## PROVIDED MATERIAL
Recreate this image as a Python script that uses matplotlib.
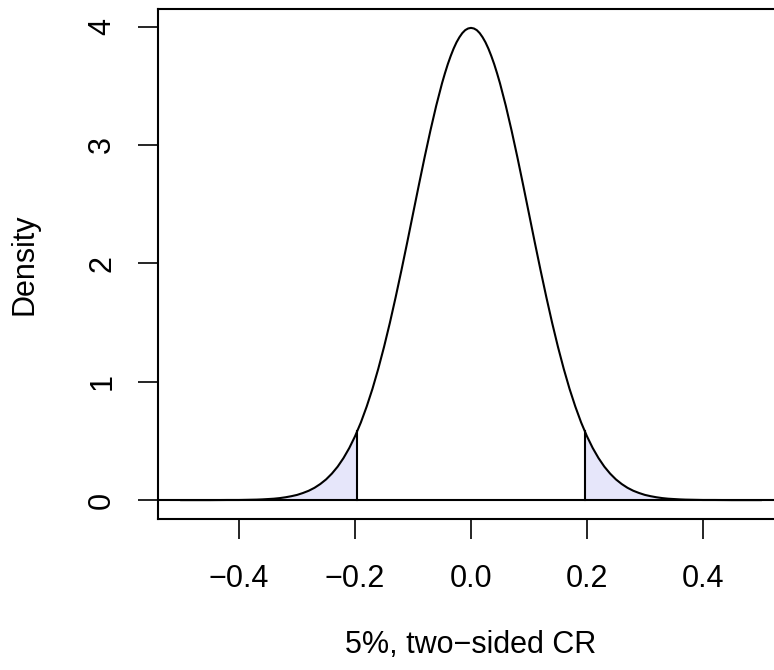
import numpy as np
import matplotlib
matplotlib.use("Agg")
from matplotlib import pyplot as plt

# density curve (sampling dist. of the estimate)
x_pts = [-0.50, -0.45, -0.42, -0.40, -0.39, -0.38, -0.37, -0.36, -0.35, -0.34,
         -0.33, -0.32, -0.31, -0.30, -0.29, -0.28, -0.27, -0.26, -0.25, -0.24,
         -0.23, -0.22, -0.21, -0.20, -0.19, -0.18, -0.17, -0.16, -0.15, -0.14,
         -0.13, -0.12, -0.11, -0.10, -0.09, -0.08, -0.07, -0.06, -0.05, -0.045,
         -0.04, -0.035, -0.03, -0.025, -0.02, -0.015, -0.01, -0.005,
         0.0,
         0.005, 0.01, 0.015, 0.02, 0.025, 0.03, 0.035, 0.04, 0.045, 0.05,
         0.06, 0.07, 0.08, 0.09, 0.10, 0.11, 0.12, 0.13, 0.14, 0.15,
         0.16, 0.17, 0.18, 0.19, 0.20, 0.21, 0.22, 0.23, 0.24, 0.25,
         0.26, 0.27, 0.28, 0.29, 0.30, 0.31, 0.32, 0.33, 0.34, 0.35,
         0.36, 0.37, 0.38, 0.39, 0.40, 0.42, 0.45, 0.50]
dens_pts = [0.000, 0.000, 0.001, 0.001, 0.002, 0.003, 0.004, 0.006, 0.009, 0.012,
            0.017, 0.024, 0.033, 0.044, 0.060, 0.079, 0.104, 0.136, 0.175, 0.224,
            0.283, 0.355, 0.440, 0.540, 0.656, 0.790, 0.940, 1.109, 1.295, 1.497,
            1.714, 1.942, 2.178, 2.420, 2.661, 2.897, 3.122, 3.332, 3.521, 3.605,
            3.683, 3.752, 3.814, 3.867, 3.910, 3.945, 3.970, 3.984,
            3.989,
            3.984, 3.970, 3.945, 3.910, 3.867, 3.814, 3.752, 3.683, 3.605, 3.521,
            3.332, 3.122, 2.897, 2.661, 2.420, 2.178, 1.942, 1.714, 1.497, 1.295,
            1.109, 0.940, 0.790, 0.656, 0.540, 0.440, 0.355, 0.283, 0.224, 0.175,
            0.136, 0.104, 0.079, 0.060, 0.044, 0.033, 0.024, 0.017, 0.012, 0.009,
            0.006, 0.004, 0.003, 0.002, 0.001, 0.001, 0.000, 0.000]
crit_x = [-0.196, 0.196]
crit_dens = [0.584, 0.584]

xticks = [-0.4, -0.2, 0.0, 0.2, 0.4]
xtick_labels = ["\u22120.4", "\u22120.2", "0.0", "0.2", "0.4"]
yticks = [0, 1, 2, 3, 4]
ytick_labels = ["0", "1", "2", "3", "4"]
xlab = "5%, two\u2212sided CR"
ylab = "Density"

plt.rcParams['font.family'] = ['Liberation Sans', 'DejaVu Sans']
plt.rcParams['font.size'] = 22

x = np.array(x_pts)
dens = np.array(dens_pts)

fig = plt.figure(figsize=(7.74, 6.70), dpi=100)
ax = fig.add_axes([158 / 774, 151 / 670, 626 / 774, 510 / 670])

lav = "#E6E6FA"
# tails beyond the critical values
lm = x < crit_x[0]
rm = x > crit_x[1]
ax.fill_between(np.append(x[lm], crit_x[0]), 0, np.append(dens[lm], crit_dens[0]),
                color=lav, lw=0)
ax.fill_between(np.insert(x[rm], 0, crit_x[1]), 0, np.insert(dens[rm], 0, crit_dens[1]),
                color=lav, lw=0)
ax.plot(x, dens, color="black", lw=1.5)
for cx, cd in zip(crit_x, crit_dens):
    ax.plot([cx, cx], [0, cd], color="black", lw=1.5)
ax.axhline(0, color="black", lw=1.5)

ymax = dens.max()
ax.set_xlim(-0.54, 0.54)
ax.set_ylim(-0.04 * ymax, ymax * 1.04)

ax.set_xticks(xticks)
ax.set_xticklabels(xtick_labels)
ax.set_yticks(yticks)
ax.set_yticklabels(ytick_labels, rotation=90, va="center")
ax.tick_params(length=14.4, width=1.2, direction="out", colors="black")
ax.tick_params(axis="x", pad=18)
ax.tick_params(axis="y", pad=15)
for s in ax.spines.values():
    s.set_linewidth(1.5)

fig.text(471 / 774, 1 - 645 / 670, xlab, ha="center", va="center")
fig.text(25 / 774, 1 - 264 / 670, ylab, ha="center", va="center", rotation=90)

plt.savefig("out.png", dpi=100)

## SET TASK
Restate the data above word for word. Do not include the images.

## REPLY TO THE EXERCISE
Recreate this image as a Python script that uses matplotlib.
import numpy as np
import matplotlib
matplotlib.use("Agg")
from matplotlib import pyplot as plt

# density curve (sampling dist. of the estimate)
x_pts = [-0.50, -0.45, -0.42, -0.40, -0.39, -0.38, -0.37, -0.36, -0.35, -0.34,
         -0.33, -0.32, -0.31, -0.30, -0.29, -0.28, -0.27, -0.26, -0.25, -0.24,
         -0.23, -0.22, -0.21, -0.20, -0.19, -0.18, -0.17, -0.16, -0.15, -0.14,
         -0.13, -0.12, -0.11, -0.10, -0.09, -0.08, -0.07, -0.06, -0.05, -0.045,
         -0.04, -0.035, -0.03, -0.025, -0.02, -0.015, -0.01, -0.005,
         0.0,
         0.005, 0.01, 0.015, 0.02, 0.025, 0.03, 0.035, 0.04, 0.045, 0.05,
         0.06, 0.07, 0.08, 0.09, 0.10, 0.11, 0.12, 0.13, 0.14, 0.15,
         0.16, 0.17, 0.18, 0.19, 0.20, 0.21, 0.22, 0.23, 0.24, 0.25,
         0.26, 0.27, 0.28, 0.29, 0.30, 0.31, 0.32, 0.33, 0.34, 0.35,
         0.36, 0.37, 0.38, 0.39, 0.40, 0.42, 0.45, 0.50]
dens_pts = [0.000, 0.000, 0.001, 0.001, 0.002, 0.003, 0.004, 0.006, 0.009, 0.012,
            0.017, 0.024, 0.033, 0.044, 0.060, 0.079, 0.104, 0.136, 0.175, 0.224,
            0.283, 0.355, 0.440, 0.540, 0.656, 0.790, 0.940, 1.109, 1.295, 1.497,
            1.714, 1.942, 2.178, 2.420, 2.661, 2.897, 3.122, 3.332, 3.521, 3.605,
            3.683, 3.752, 3.814, 3.867, 3.910, 3.945, 3.970, 3.984,
            3.989,
            3.984, 3.970, 3.945, 3.910, 3.867, 3.814, 3.752, 3.683, 3.605, 3.521,
            3.332, 3.122, 2.897, 2.661, 2.420, 2.178, 1.942, 1.714, 1.497, 1.295,
            1.109, 0.940, 0.790, 0.656, 0.540, 0.440, 0.355, 0.283, 0.224, 0.175,
            0.136, 0.104, 0.079, 0.060, 0.044, 0.033, 0.024, 0.017, 0.012, 0.009,
            0.006, 0.004, 0.003, 0.002, 0.001, 0.001, 0.000, 0.000]
crit_x = [-0.196, 0.196]
crit_dens = [0.584, 0.584]

xticks = [-0.4, -0.2, 0.0, 0.2, 0.4]
xtick_labels = ["\u22120.4", "\u22120.2", "0.0", "0.2", "0.4"]
yticks = [0, 1, 2, 3, 4]
ytick_labels = ["0", "1", "2", "3", "4"]
xlab = "5%, two\u2212sided CR"
ylab = "Density"

plt.rcParams['font.family'] = ['Liberation Sans', 'DejaVu Sans']
plt.rcParams['font.size'] = 22

x = np.array(x_pts)
dens = np.array(dens_pts)

fig = plt.figure(figsize=(7.74, 6.70), dpi=100)
ax = fig.add_axes([158 / 774, 151 / 670, 626 / 774, 510 / 670])

lav = "#E6E6FA"
# tails beyond the critical values
lm = x < crit_x[0]
rm = x > crit_x[1]
ax.fill_between(np.append(x[lm], crit_x[0]), 0, np.append(dens[lm], crit_dens[0]),
                color=lav, lw=0)
ax.fill_between(np.insert(x[rm], 0, crit_x[1]), 0, np.insert(dens[rm], 0, crit_dens[1]),
                color=lav, lw=0)
ax.plot(x, dens, color="black", lw=1.5)
for cx, cd in zip(crit_x, crit_dens):
    ax.plot([cx, cx], [0, cd], color="black", lw=1.5)
ax.axhline(0, color="black", lw=1.5)

ymax = dens.max()
ax.set_xlim(-0.54, 0.54)
ax.set_ylim(-0.04 * ymax, ymax * 1.04)

ax.set_xticks(xticks)
ax.set_xticklabels(xtick_labels)
ax.set_yticks(yticks)
ax.set_yticklabels(ytick_labels, rotation=90, va="center")
ax.tick_params(length=14.4, width=1.2, direction="out", colors="black")
ax.tick_params(axis="x", pad=18)
ax.tick_params(axis="y", pad=15)
for s in ax.spines.values():
    s.set_linewidth(1.5)

fig.text(471 / 774, 1 - 645 / 670, xlab, ha="center", va="center")
fig.text(25 / 774, 1 - 264 / 670, ylab, ha="center", va="center", rotation=90)

plt.savefig("out.png", dpi=100)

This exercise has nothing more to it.